Les Pigeons de Paris, Víctor del Árbol
Les Pigeons de Paris, trad. espagnol Claude Bleton, 96 pages, 8,50 €
Ecrivain(s): Victor del Arbol Edition: La Contre Allée
L’auteur de romans noirs fleuves, à l’échelle des grands romans du XIXe, s’essaye à nouveau à la forme courte, après ses aventures ludiques avec le projet des Aventures du concierge masqué (voir ici). Mais le projet que la Contre Allée et Benoît Verhille ont proposé à Víctor del Árbol est sans doute un brin plus ambitieux. Il s’agit en effet d’un projet éditorial qui vise simplement à donner un aperçu de ce qui s’écrit à travers l’Europe et sur l’Europe. La collection Fictions d’Europe propose en effet à des auteurs de poser leur regard sur l’Europe au travers de brefs récits de fiction (moins de 100 courtes pages). A ce jour cinq volumes ont été édités dans lesquels on peut entendre des voix de France, du Portugal, de Grèce, d’Espagne et de Pologne (avec respectivement Arno Bertina, Gonçalo M. Tavares, Christos Chryssopoulos, Víctor del Árbol et Olga Tokarczuk). Il s’agit de textes originaux écrits spécialement pour la collection, traduits, et dont l’édition française est en fait la première édition.
Ces Pigeons de Paris sont aussi une parenthèse dans l’écriture de La veille de presque tout. On y retrouve donc certaines des thématiques chères à l’auteur de La tristesse du samouraï, et de Toutes les vagues de l’océan, cet ambitieux et grand roman russe espagnol, à commencer par celle de la mémoire et des souvenirs qui peuvent à la fois nous faire vivre ou nous pousser vers l’oubli et le silence.
Juan – Juanito, comme l’appelaient autrefois les voix du village qui n’existent plus – attend.
Il attend devant sa maison, endimanché. Que des jeunes viennent faire ce qu’ils ont à faire. L’exproprier.

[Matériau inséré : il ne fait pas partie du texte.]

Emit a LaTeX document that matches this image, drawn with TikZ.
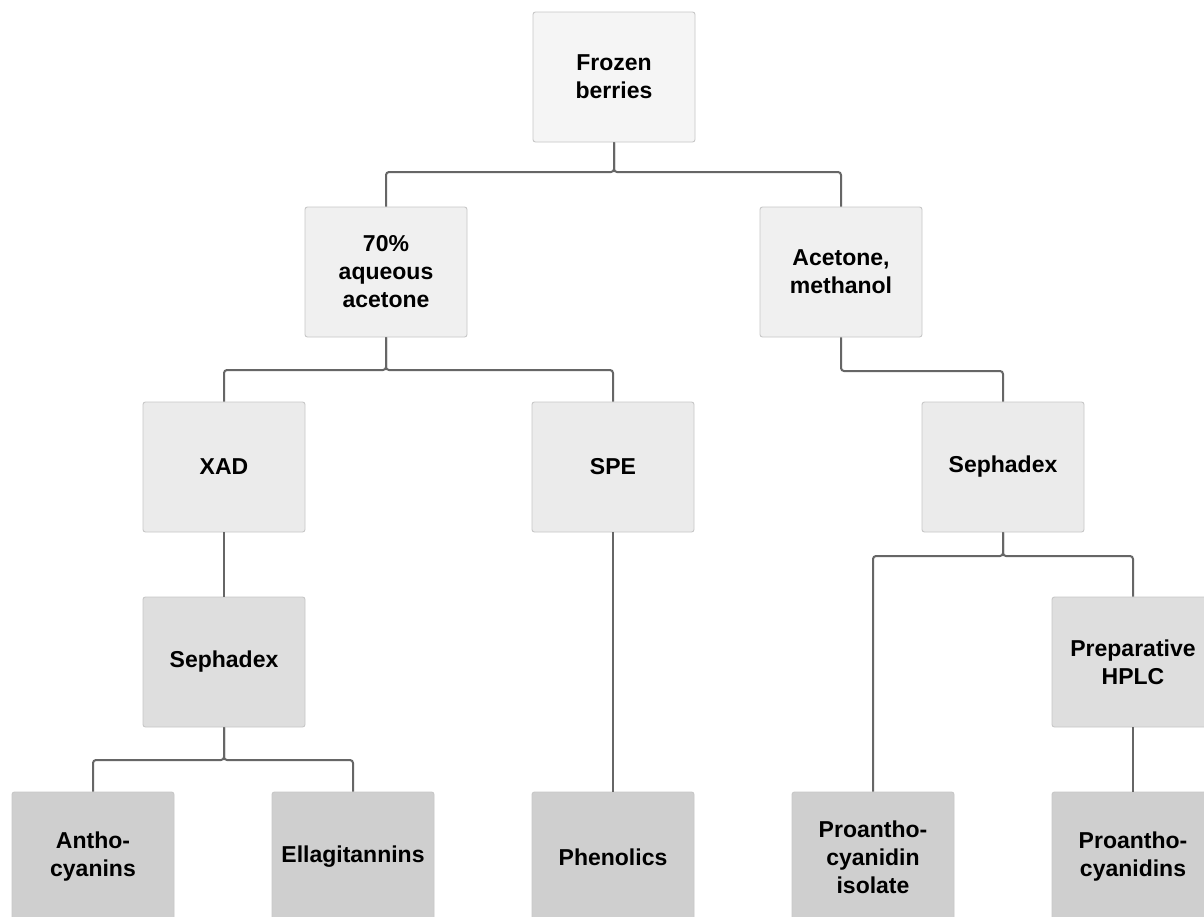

Des jeunes, ses enfants, qui le poussent hors de ses souvenirs emplis d’absences. Des souvenirs et une mémoire qui lui pèsent autant qu’ils lui sont nécessaires.
Comprenez-moi bien : être vieux, c’est avoir une accumulation de vie. Ma maladie n’est pas le mensonge, ni la démence, ni l’imposture. La tumeur qui me tue c’est le souvenir. Le souvenir des choses comme elles étaient ou comme je pensais qu’elles étaient, car avant, bien avant, les choses étaient comme on voulait qu’elles soient ; privilèges d’enfants qui grandissaient dans les montagnes.
Dans ce monde disparu, les immigrés qui revenaient quelques jours étaient tout auréolés des rêves de Paris, de Munich, de Berne, Genève, Copenhague, Bruxelles, Londres Rome et même Lisbonne… L’avenir de l’Espagne semblait toujours à chercher ailleurs, bien plus au nord que cette Andalousie qui n’était que la porte de l’Afrique. Dans ce temps là, Juanito fit connaissance de Clio. Clio qui lui apprenait quelques bribes de français à partir d’un petit livre qui ne la quittait pas, Les Pigeons de Paris… Un livre et un souvenir qui le mèneront, beaucoup plus tard, dans les rues de Paris, à la chasse aux souvenirs qu’il n’a pu avoir, qu’il aurait pu peut-être fabriquer si les choses avaient été autres.
L’écriture de Víctor del Árbol prend toute son ampleur dans la tradition du roman qui tient à la fois du récit philosophique, du roman d’apprentissage et de la littérature noire (bien plus que du polar ou du roman policier), et sa respiration trouve tout son lyrisme et sa profondeur dans les grands espaces romanesques, mais il sait aussi ciseler avec une indéniable maîtrise la brièveté et la concision de la forme brève sans perdre de son lyrisme et de son profond humanisme, donnant à ses personnages une vie plus que réelle que le réel lui-même, car nous y reconnaissons presque toujours une part de nous-même.
Dans le silence de ce qui a été comme de ce qui aurait pu être mais n’a pas été, au bord de l’oubli et des espoirs jamais réalisés mais jamais vraiment perdus, passe le temps.